━━━ DATASET EXTRACT
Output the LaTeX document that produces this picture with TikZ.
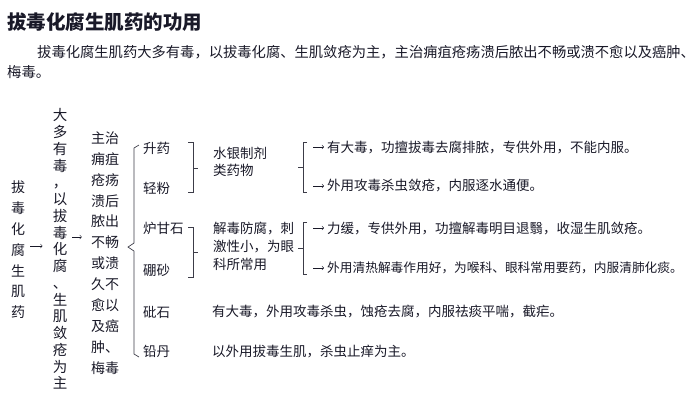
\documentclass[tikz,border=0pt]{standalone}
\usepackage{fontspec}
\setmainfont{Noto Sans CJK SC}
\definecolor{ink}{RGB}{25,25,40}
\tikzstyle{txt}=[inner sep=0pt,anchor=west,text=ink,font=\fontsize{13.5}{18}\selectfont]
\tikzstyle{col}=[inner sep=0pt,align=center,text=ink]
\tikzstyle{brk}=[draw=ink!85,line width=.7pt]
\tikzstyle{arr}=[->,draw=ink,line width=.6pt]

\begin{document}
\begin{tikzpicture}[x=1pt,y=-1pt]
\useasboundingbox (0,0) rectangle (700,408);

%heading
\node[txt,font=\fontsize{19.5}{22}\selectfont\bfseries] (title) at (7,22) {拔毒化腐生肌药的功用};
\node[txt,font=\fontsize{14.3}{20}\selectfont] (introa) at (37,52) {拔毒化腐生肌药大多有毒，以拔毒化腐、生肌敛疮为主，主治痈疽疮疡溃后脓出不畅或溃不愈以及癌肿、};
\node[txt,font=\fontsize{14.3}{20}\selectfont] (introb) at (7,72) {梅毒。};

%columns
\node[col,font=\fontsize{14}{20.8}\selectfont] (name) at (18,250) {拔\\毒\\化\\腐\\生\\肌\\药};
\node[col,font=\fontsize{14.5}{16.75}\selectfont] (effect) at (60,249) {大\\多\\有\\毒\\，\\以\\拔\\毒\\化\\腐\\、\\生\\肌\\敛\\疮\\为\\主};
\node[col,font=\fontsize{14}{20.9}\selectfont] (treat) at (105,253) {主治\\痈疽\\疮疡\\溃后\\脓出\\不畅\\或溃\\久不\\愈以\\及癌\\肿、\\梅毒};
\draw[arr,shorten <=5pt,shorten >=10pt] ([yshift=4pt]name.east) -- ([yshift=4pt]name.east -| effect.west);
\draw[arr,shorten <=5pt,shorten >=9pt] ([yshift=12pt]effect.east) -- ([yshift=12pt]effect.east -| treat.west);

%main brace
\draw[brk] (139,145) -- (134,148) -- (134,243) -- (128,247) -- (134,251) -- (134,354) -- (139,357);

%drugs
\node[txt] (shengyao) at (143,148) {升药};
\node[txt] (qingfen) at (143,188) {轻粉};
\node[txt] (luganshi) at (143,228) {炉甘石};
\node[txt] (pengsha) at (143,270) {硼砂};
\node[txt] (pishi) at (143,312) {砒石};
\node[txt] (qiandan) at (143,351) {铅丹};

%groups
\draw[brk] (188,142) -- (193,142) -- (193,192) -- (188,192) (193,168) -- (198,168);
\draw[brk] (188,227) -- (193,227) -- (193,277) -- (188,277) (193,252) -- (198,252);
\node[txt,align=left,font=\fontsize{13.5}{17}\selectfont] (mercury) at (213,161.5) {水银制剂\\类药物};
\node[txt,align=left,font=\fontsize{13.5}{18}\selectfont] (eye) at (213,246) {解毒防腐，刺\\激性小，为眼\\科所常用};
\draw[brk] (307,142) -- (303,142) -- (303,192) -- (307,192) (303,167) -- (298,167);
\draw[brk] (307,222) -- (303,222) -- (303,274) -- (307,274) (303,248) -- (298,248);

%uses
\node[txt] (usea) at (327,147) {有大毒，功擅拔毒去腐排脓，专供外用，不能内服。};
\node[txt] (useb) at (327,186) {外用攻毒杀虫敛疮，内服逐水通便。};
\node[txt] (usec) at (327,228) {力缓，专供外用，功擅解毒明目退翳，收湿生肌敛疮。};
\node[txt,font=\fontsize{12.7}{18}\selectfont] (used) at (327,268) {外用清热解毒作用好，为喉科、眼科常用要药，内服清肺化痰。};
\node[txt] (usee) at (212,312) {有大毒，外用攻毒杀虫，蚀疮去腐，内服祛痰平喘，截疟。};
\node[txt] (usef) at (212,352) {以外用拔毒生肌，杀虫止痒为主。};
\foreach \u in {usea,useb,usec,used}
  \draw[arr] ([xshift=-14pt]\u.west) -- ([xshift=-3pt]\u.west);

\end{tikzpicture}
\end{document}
━━━━━━
**DIRECTION:**
Quote, exactly and only, the lines from the first line of the data above through the line containing "(qiandan) at (143,351)". The pictures do not belong in it.

**FINISHED EXERCISE:**
Output the LaTeX document that produces this picture with TikZ.
\documentclass[tikz,border=0pt]{standalone}
\usepackage{fontspec}
\setmainfont{Noto Sans CJK SC}
\definecolor{ink}{RGB}{25,25,40}
\tikzstyle{txt}=[inner sep=0pt,anchor=west,text=ink,font=\fontsize{13.5}{18}\selectfont]
\tikzstyle{col}=[inner sep=0pt,align=center,text=ink]
\tikzstyle{brk}=[draw=ink!85,line width=.7pt]
\tikzstyle{arr}=[->,draw=ink,line width=.6pt]

\begin{document}
\begin{tikzpicture}[x=1pt,y=-1pt]
\useasboundingbox (0,0) rectangle (700,408);

%heading
\node[txt,font=\fontsize{19.5}{22}\selectfont\bfseries] (title) at (7,22) {拔毒化腐生肌药的功用};
\node[txt,font=\fontsize{14.3}{20}\selectfont] (introa) at (37,52) {拔毒化腐生肌药大多有毒，以拔毒化腐、生肌敛疮为主，主治痈疽疮疡溃后脓出不畅或溃不愈以及癌肿、};
\node[txt,font=\fontsize{14.3}{20}\selectfont] (introb) at (7,72) {梅毒。};

%columns
\node[col,font=\fontsize{14}{20.8}\selectfont] (name) at (18,250) {拔\\毒\\化\\腐\\生\\肌\\药};
\node[col,font=\fontsize{14.5}{16.75}\selectfont] (effect) at (60,249) {大\\多\\有\\毒\\，\\以\\拔\\毒\\化\\腐\\、\\生\\肌\\敛\\疮\\为\\主};
\node[col,font=\fontsize{14}{20.9}\selectfont] (treat) at (105,253) {主治\\痈疽\\疮疡\\溃后\\脓出\\不畅\\或溃\\久不\\愈以\\及癌\\肿、\\梅毒};
\draw[arr,shorten <=5pt,shorten >=10pt] ([yshift=4pt]name.east) -- ([yshift=4pt]name.east -| effect.west);
\draw[arr,shorten <=5pt,shorten >=9pt] ([yshift=12pt]effect.east) -- ([yshift=12pt]effect.east -| treat.west);

%main brace
\draw[brk] (139,145) -- (134,148) -- (134,243) -- (128,247) -- (134,251) -- (134,354) -- (139,357);

%drugs
\node[txt] (shengyao) at (143,148) {升药};
\node[txt] (qingfen) at (143,188) {轻粉};
\node[txt] (luganshi) at (143,228) {炉甘石};
\node[txt] (pengsha) at (143,270) {硼砂};
\node[txt] (pishi) at (143,312) {砒石};
\node[txt] (qiandan) at (143,351) {铅丹};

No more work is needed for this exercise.